De manière plus large, les travaux intégrés à cet axe chercheront à apporter des éclairages singuliers sur les effets socio-politiques des catégories migratoires, mais également dans le cadre des débats scientifiques, épistémologiques, analytiques, méthodologiques et sémantiques (Dahinden, Fischer, et Menet, 2021) en incluant par exemple les réflexions sur les catégories de « issu∙es de l’immigration », d’« enfants d’immigré∙es » ou encore de migrant∙es de première, deuxième et désormais de troisième génération (Bertheleu, 2023; Ferry et Simon, 2023), venant prolonger l’assignation au statut de migrant∙es à des générations de nationaux∙les (Ben-Cheikh et Mekki-Berrada, 2020).
Indications complémentaires et calendrier
Quel que soit l’axe privilégié, les articles attendus reposeront sur les résultats de travaux empiriques en lien avec la thématique du numéro. Ils pourront aussi prendre la forme de contributions aux débats théoriques et méthodologiques.

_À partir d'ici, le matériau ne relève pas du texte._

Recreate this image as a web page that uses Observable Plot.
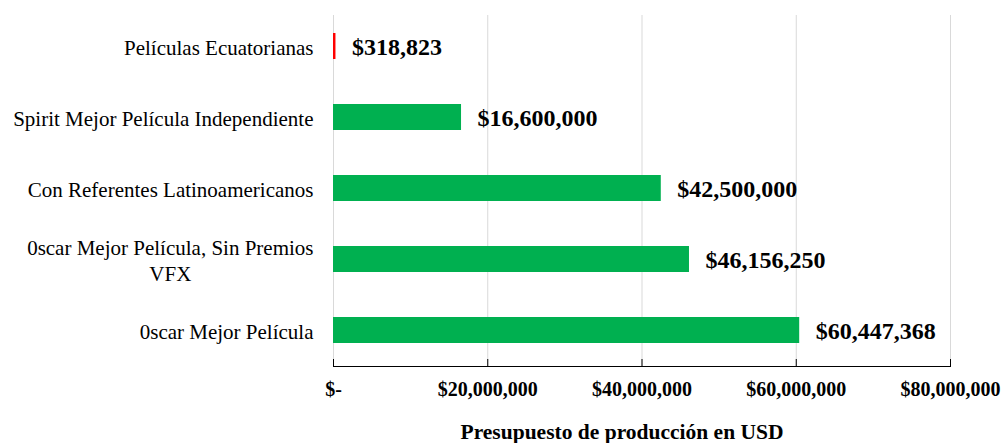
<!DOCTYPE html>
<html>
<head>
<meta charset="utf-8">
<script src="https://cdn.jsdelivr.net/npm/d3@7"></script>
<script src="https://cdn.jsdelivr.net/npm/@observablehq/plot@0.6"></script>
<style>
  html, body { margin: 0; padding: 0; background: #fff; }
  svg, svg text, svg tspan { font-family: 'Liberation Serif', 'Times New Roman', serif !important; }
</style>
</head>
<body>
<script>
const categories = [
  "Películas Ecuatorianas",
  "Spirit Mejor Película Independiente",
  "Con Referentes Latinoamericanos",
  "0scar Mejor Película, Sin Premios VFX",
  "0scar Mejor Película"
];
const values = [318823, 16600000, 42500000, 46156250, 60447368];
const barColors = ["#FF0000", "#00B050", "#00B050", "#00B050", "#00B050"];
const xTicks = [0, 20000000, 40000000, 60000000, 80000000];
const axisTitle = "Presupuesto de producción en USD";

const data = categories.map((c, i) => ({cat: c, value: values[i], color: barColors[i]}));
const money = d3.format("$,");
const tickFmt = d => d === 0 ? "$-" : money(d);
const catLabel = d => d === "0scar Mejor Película, Sin Premios VFX" ? "0scar Mejor Película, Sin Premios\nVFX" : d;
const serif = "'Liberation Serif', 'Times New Roman', serif";

const H = 443, MT = 10.5, MB = 77;
const frameH = H - MT - MB;

const chart = Plot.plot({
  width: 1006,
  height: H,
  marginTop: MT,
  marginBottom: MB,
  marginLeft: 333,
  marginRight: 56,
  style: {fontFamily: serif, color: "#000", background: "#fff"},
  x: {domain: [0, 80000000], ticks: xTicks},
  y: {domain: categories, paddingInner: 0.64, paddingOuter: 0.32},
  marks: [
    Plot.ruleX(xTicks, {stroke: "#D9D9D9", strokeWidth: 1, insetTop: 4.5}),
    Plot.barX(data, {x: "value", y: "cat", fill: "color"}),
    Plot.ruleX(xTicks, {stroke: "#000", strokeWidth: 1, insetTop: frameH - 7}),
    Plot.frame({anchor: "bottom", stroke: "#000", strokeWidth: 1}),
    Plot.axisX({ticks: xTicks, tickFormat: tickFmt, tickSize: 0, tickPadding: 15.5, fontFamily: serif, fontSize: 20, fontWeight: "bold", label: null}),
    Plot.axisY({tickSize: 0, tickPadding: 20, tickFormat: catLabel, fontFamily: serif, fontSize: 21, lineHeight: 1.22, label: null}),
    Plot.text(data, {x: "value", y: "cat", text: d => money(d.value), textAnchor: "start", dx: 16, dy: 1, fontFamily: serif, fontSize: 24, fontWeight: "bold", fill: "#000"}),
    Plot.text([axisTitle], {frameAnchor: "bottom", dy: 66, dx: -20, lineAnchor: "middle", fontFamily: serif, fontSize: 21.5, fontWeight: "bold", fill: "#000"})
  ]
});
document.body.append(chart);

chart.querySelectorAll("g[aria-label='y-axis tick label'] text").forEach(t => {
  const sp = t.querySelectorAll("tspan");
  if (sp.length > 1) {
    const w = sp[0].getComputedTextLength();
    t.setAttribute("text-anchor", "middle");
    sp.forEach(s => s.setAttribute("x", -w / 2));
  }
});
</script>
</body>
</html>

Les auteur∙ices sont invité∙es à envoyer une proposition de contribution (1 à 2 pages, environ 6.000 signes), en précisant leur affiliation universitaire, avant le 15 juin 2024, aux deux responsables du numéro : Juliette Dupont (juliette.1.dupont@uclouvain.be) et Ahmed Hamila (ahmed.hamila@umontreal.ca). Celles et ceux dont la proposition aura été retenue par le comité de rédaction seront invité∙es à soumettre un article complet pour le 1er décembre 2024. La parution du numéro thématique est prévue pour l’automne 2025.
La revue ne publie que des textes inédits. Les auteur∙ices sont tenu∙es d’aviser la rédaction de tout projet de publication concurrent.